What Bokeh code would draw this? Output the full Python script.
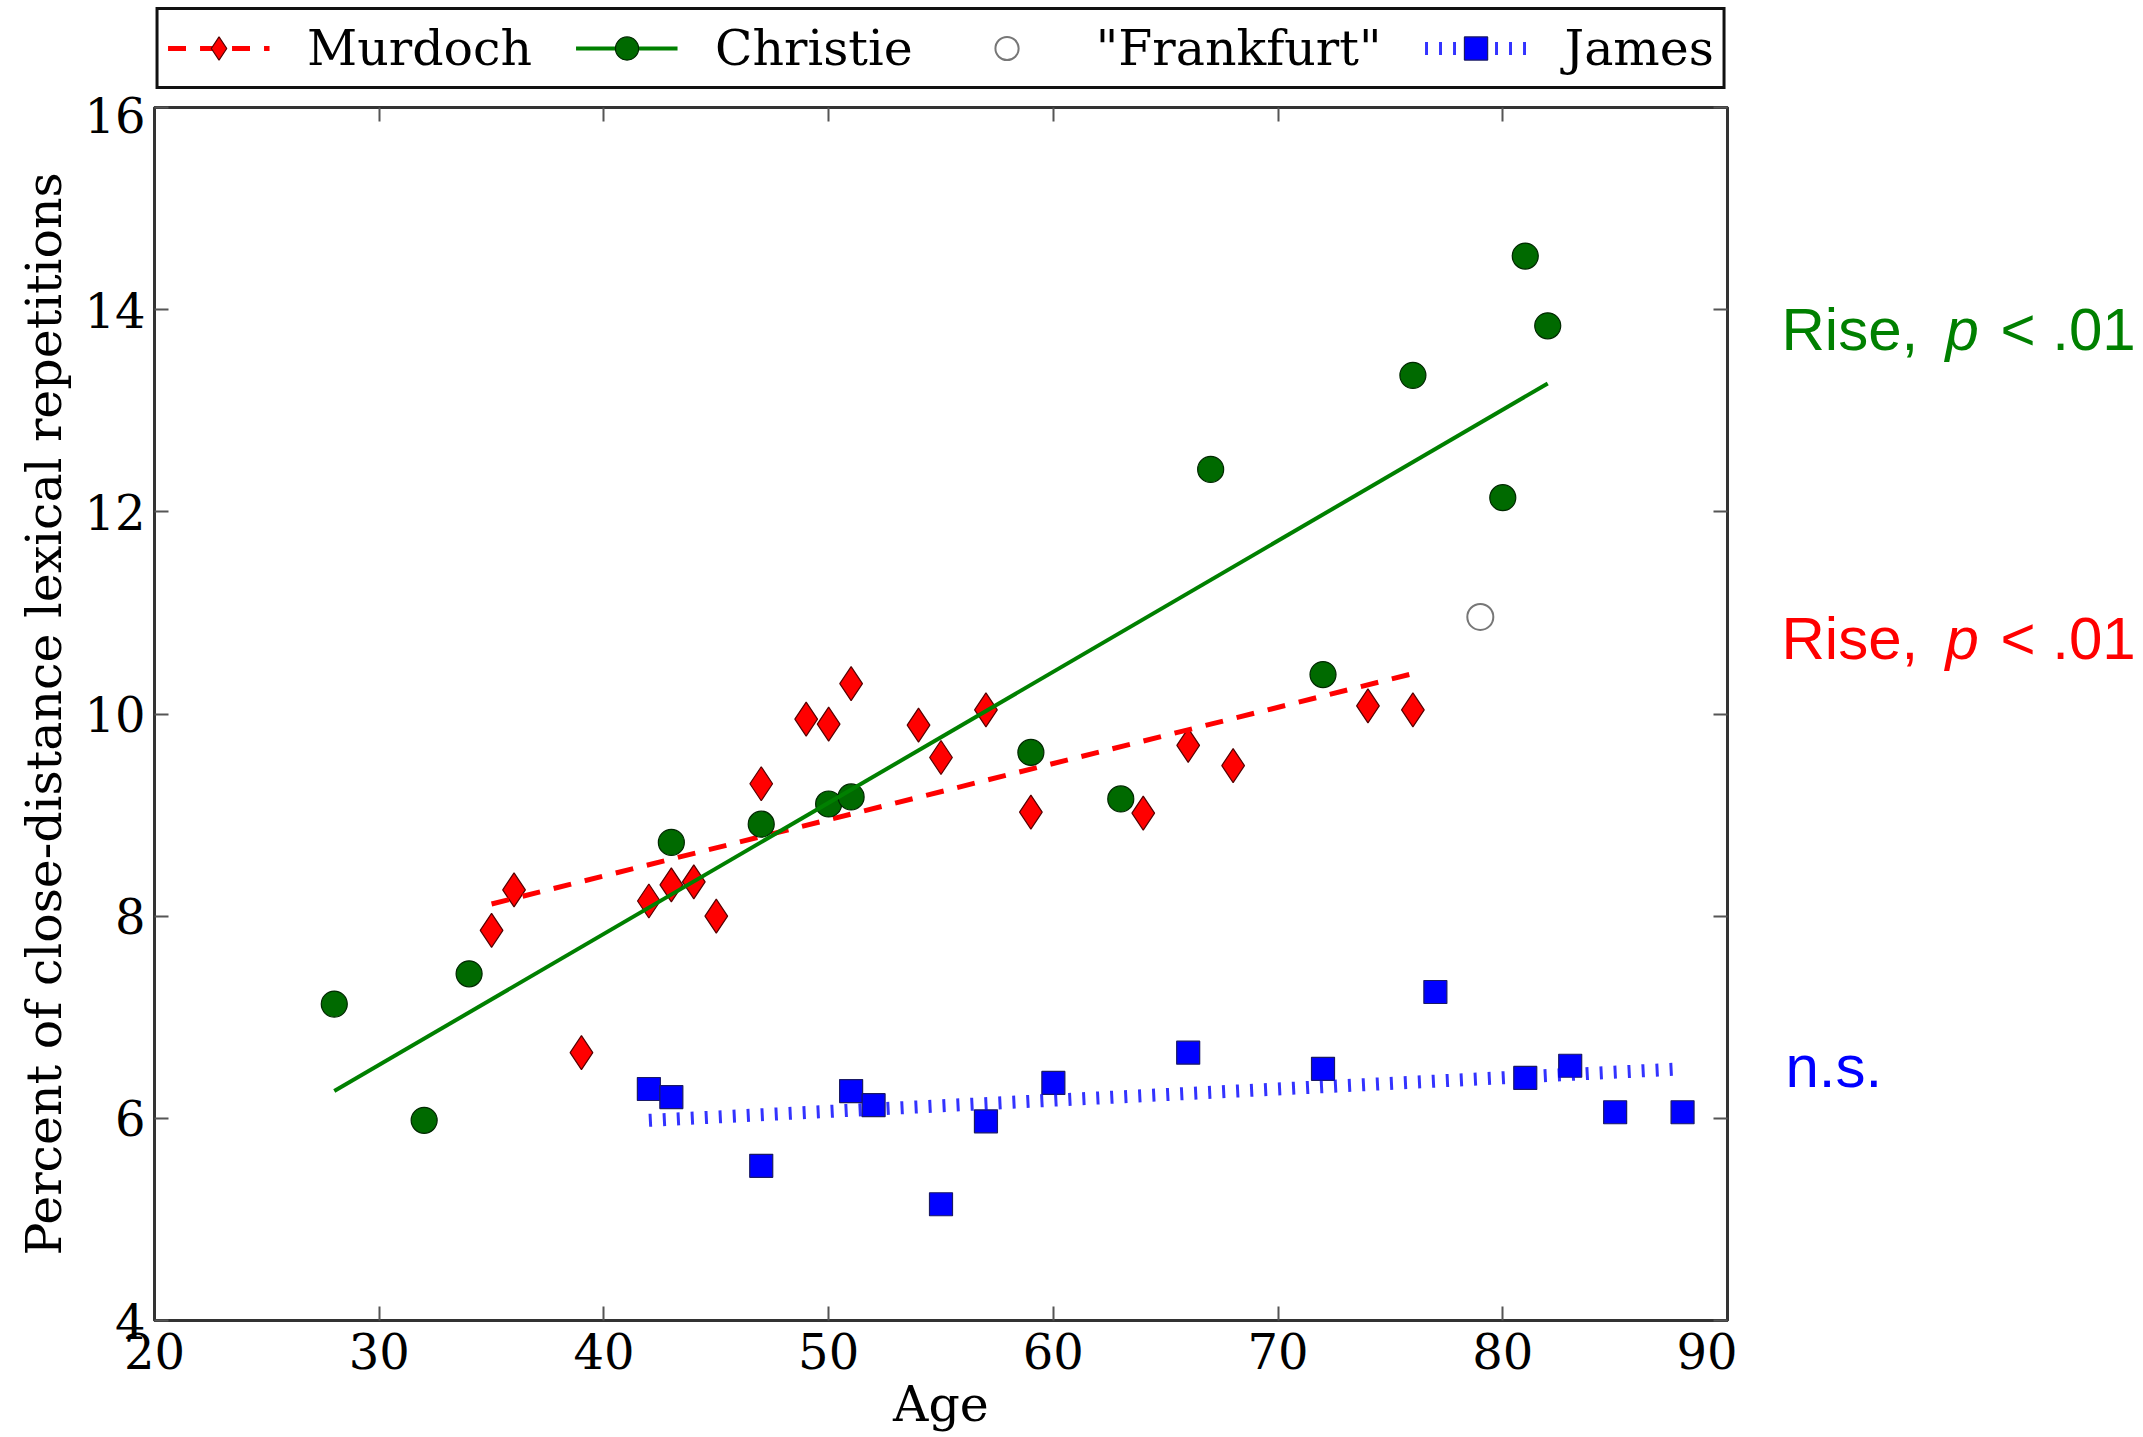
from bokeh.plotting import figure
from bokeh.layouts import row, column
from bokeh.models import (Range1d, LinearAxis, Legend, LegendItem, Label, FixedTicker,
                          ColumnDataSource)
from bokeh.embed import file_html
from bokeh.resources import INLINE

# ---- data ----
murdoch_age = [35, 36, 39, 42, 43, 44, 45, 47, 49, 50, 51, 54, 55, 57, 59, 64, 66, 68, 74, 76]
murdoch_val = [7.86, 8.26, 6.65, 8.15, 8.31, 8.34, 8.00, 9.31, 9.95, 9.90, 10.30, 9.89, 9.57,
               10.04, 9.03, 9.02, 9.69, 9.49, 10.08, 10.04]
murdoch_fit_age = [35, 76]
murdoch_fit_val = [8.12, 10.40]

christie_age = [28, 32, 34, 43, 47, 50, 51, 59, 63, 67, 72, 76, 80, 81, 82]
christie_val = [7.13, 5.98, 7.43, 8.73, 8.91, 9.11, 9.18, 9.62, 9.16, 12.42, 10.39, 13.35,
                12.14, 14.53, 13.84]
christie_fit_age = [28, 82]
christie_fit_val = [6.27, 13.27]

frankfurt_age = [79]
frankfurt_val = [10.96]

james_age = [42, 43, 47, 51, 52, 55, 57, 60, 66, 72, 77, 81, 83, 85, 88]
james_val = [6.29, 6.21, 5.53, 6.27, 6.13, 5.15, 5.97, 6.35, 6.65, 6.49, 7.25, 6.40, 6.52,
             6.06, 6.06]
james_fit_age = [42, 88]
james_fit_val = [5.98, 6.49]

x_ticks = [20, 30, 40, 50, 60, 70, 80, 90]
y_ticks = [4, 6, 8, 10, 12, 14, 16]

series_names = ["Murdoch", "Christie", '"Frankfurt"', "James"]

annotations = [("#008000", 13.80, ["Rise,", "p", "< .01"]),
               ("#ff0000", 10.75, ["Rise,", "p", "< .01"]),
               ("#0000ff", 6.51, ["n.s."])]

SERIF = "DejaVu Serif"
SANS = "Liberation Sans"

TOTAL_W = 2140
LEG_H = 96
TOP, BOTTOM, LEFT, RIGHT = 11, 114, 154, 10
FW, FH = 1573, 1213
PW = LEFT + FW + RIGHT
QW = TOTAL_W - PW

# ---- sources shared by the plot and the legend strip ----
src_m = ColumnDataSource(dict(x=murdoch_age, y=murdoch_val))
src_mf = ColumnDataSource(dict(x=murdoch_fit_age, y=murdoch_fit_val))
src_c = ColumnDataSource(dict(x=christie_age, y=christie_val))
src_cf = ColumnDataSource(dict(x=christie_fit_age, y=christie_fit_val))
src_f = ColumnDataSource(dict(x=frankfurt_age, y=frankfurt_val))
src_j = ColumnDataSource(dict(x=james_age, y=james_val))
src_jf = ColumnDataSource(dict(x=james_fit_age, y=james_fit_val))

# ---- styles per series ----
M_SC = dict(marker="diamond", size=34, fill_color="#ff0000", line_color="#550000", line_width=1.2)
M_LN = dict(line_color="#ff0000", line_width=5, line_dash="18 14")
C_SC = dict(marker="circle", size=26, fill_color="#006a00", line_color="#002800", line_width=1.2)
C_LN = dict(line_color="#008000", line_width=4)
F_SC = dict(marker="circle", size=26, fill_color="white", line_color="#777777", line_width=2)
J_SC = dict(marker="square", size=23, fill_color="#0000ff", line_color="#1a1a66", line_width=1.2)
J_LN = dict(line_color="#0000ff", line_width=13, line_alpha=0.8, line_dash="3 11")


def draw_series(fig):
    r = {}
    r["m_sc"] = fig.scatter("x", "y", source=src_m, **M_SC)
    r["m_ln"] = fig.line("x", "y", source=src_mf, **M_LN)
    r["c_sc"] = fig.scatter("x", "y", source=src_c, **C_SC)
    r["c_ln"] = fig.line("x", "y", source=src_cf, **C_LN)
    r["f_sc"] = fig.scatter("x", "y", source=src_f, **F_SC)
    r["j_sc"] = fig.scatter("x", "y", source=src_j, **J_SC)
    r["j_ln"] = fig.line("x", "y", source=src_jf, **J_LN)
    return r


p = figure(x_range=Range1d(20, 90), y_range=Range1d(4, 16),
           frame_width=FW, frame_height=FH,
           min_border_left=LEFT, min_border_right=RIGHT, min_border_top=TOP,
           min_border_bottom=BOTTOM,
           output_backend="svg", toolbar_location=None,
           x_axis_label="Age", y_axis_label="Percent of close-distance lexical repetitions")
p.xgrid.visible = False
p.ygrid.visible = False
p.outline_line_color = "#333333"
p.outline_line_width = 3
p.background_fill_color = "white"
p.border_fill_color = "white"

xt = FixedTicker(ticks=x_ticks)
yt = FixedTicker(ticks=y_ticks)
p.xaxis.ticker = xt
p.yaxis.ticker = yt


def style_axis(ax, labels=True, ticks=None):
    ax.major_tick_in = 14
    ax.major_tick_out = 0
    ax.minor_tick_in = 0
    ax.minor_tick_out = 0
    ax.major_tick_line_color = "#555555"
    ax.major_tick_line_width = 2
    ax.axis_line_color = "#333333"
    ax.axis_line_width = 3
    ax.major_label_text_font = SERIF
    ax.major_label_text_color = "black"
    ax.axis_label_text_font = SERIF
    ax.axis_label_text_font_style = "normal"
    ax.axis_label_text_font_size = "49px"
    ax.axis_label_text_color = "black"
    ax.major_label_text_font_size = "48px"
    if not labels:
        ax.major_label_overrides = {t: "" for t in ticks}
        ax.major_label_standoff = 0


style_axis(p.xaxis[0])
style_axis(p.yaxis[0])
p.xaxis.major_label_standoff = 12
p.xaxis.axis_label_standoff = 4
p.yaxis.major_label_standoff = 9
p.yaxis.axis_label_standoff = 8

top_ax = LinearAxis(ticker=xt)
style_axis(top_ax, labels=False, ticks=x_ticks)
right_ax = LinearAxis(ticker=yt)
style_axis(right_ax, labels=False, ticks=y_ticks)
p.add_layout(top_ax, "above")
p.add_layout(right_ax, "right")

draw_series(p)

# ---- legend strip above the plot (its frame shows no data) ----
LG_PAD = 12
lg = figure(x_range=Range1d(0, 1), y_range=Range1d(0, 1),
            frame_width=FW + 2 * LG_PAD, frame_height=LEG_H,
            min_border_left=LEFT - LG_PAD, min_border_right=TOTAL_W - LEFT - FW - LG_PAD,
            min_border_top=0, min_border_bottom=0,
            x_axis_location=None, y_axis_location=None,
            output_backend="svg", toolbar_location=None)
lg.grid.visible = False
lg.outline_line_color = None
lg.background_fill_color = "white"
lg.border_fill_color = "white"
k = draw_series(lg)

legend = Legend(items=[
    LegendItem(label=series_names[0], renderers=[k["m_ln"], k["m_sc"]]),
    LegendItem(label=series_names[1], renderers=[k["c_ln"], k["c_sc"]]),
    LegendItem(label=series_names[2], renderers=[k["f_sc"]]),
    LegendItem(label=series_names[3], renderers=[k["j_ln"], k["j_sc"]]),
], orientation="horizontal", location="center")
legend.label_text_font = SERIF
legend.label_text_font_size = "49px"
legend.label_text_color = "black"
legend.label_height = 58
legend.glyph_width = 102
legend.glyph_height = 58
legend.label_standoff = 38
legend.spacing = 43
legend.padding = 9
legend.margin = 0
legend.border_line_color = "#111111"
legend.border_line_alpha = 1.0
legend.border_line_width = 3
legend.background_fill_color = "white"
legend.background_fill_alpha = 1.0
lg.add_layout(legend, "center")

# ---- right-hand annotation panel (shares the y scale) ----
q = figure(x_range=Range1d(0, 1), y_range=p.y_range, frame_width=QW, frame_height=FH,
           min_border_left=0, min_border_right=0, min_border_top=TOP,
           min_border_bottom=BOTTOM, x_axis_location=None, y_axis_location=None,
           output_backend="svg", toolbar_location=None)
q.grid.visible = False
q.outline_line_color = None
q.background_fill_color = "white"
q.border_fill_color = "white"

offsets = [44, 208, 263]
for color, yv, parts in annotations:
    for i, part in enumerate(parts):
        q.add_layout(Label(x=0, y=yv, x_offset=offsets[i] + (4 if part == "n.s." else 0),
                           text=part, text_font=SANS, text_font_size="60px",
                           text_font_style="italic" if part == "p" else "normal",
                           text_color=color, text_baseline="alphabetic", text_align="left"))

layout = column(lg, row(p, q, spacing=0), spacing=0)
open("out.html", "w").write(file_html(layout, INLINE))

++++++++++

> Problem to work on: Copy nothing but the lines from the top of the data down to the line containing "murdoch_fit_val = [8.12, 10.40]", and leave the pictures out.

> Written response:
What Bokeh code would draw this? Output the full Python script.
from bokeh.plotting import figure
from bokeh.layouts import row, column
from bokeh.models import (Range1d, LinearAxis, Legend, LegendItem, Label, FixedTicker,
                          ColumnDataSource)
from bokeh.embed import file_html
from bokeh.resources import INLINE

# ---- data ----
murdoch_age = [35, 36, 39, 42, 43, 44, 45, 47, 49, 50, 51, 54, 55, 57, 59, 64, 66, 68, 74, 76]
murdoch_val = [7.86, 8.26, 6.65, 8.15, 8.31, 8.34, 8.00, 9.31, 9.95, 9.90, 10.30, 9.89, 9.57,
               10.04, 9.03, 9.02, 9.69, 9.49, 10.08, 10.04]
murdoch_fit_age = [35, 76]
murdoch_fit_val = [8.12, 10.40]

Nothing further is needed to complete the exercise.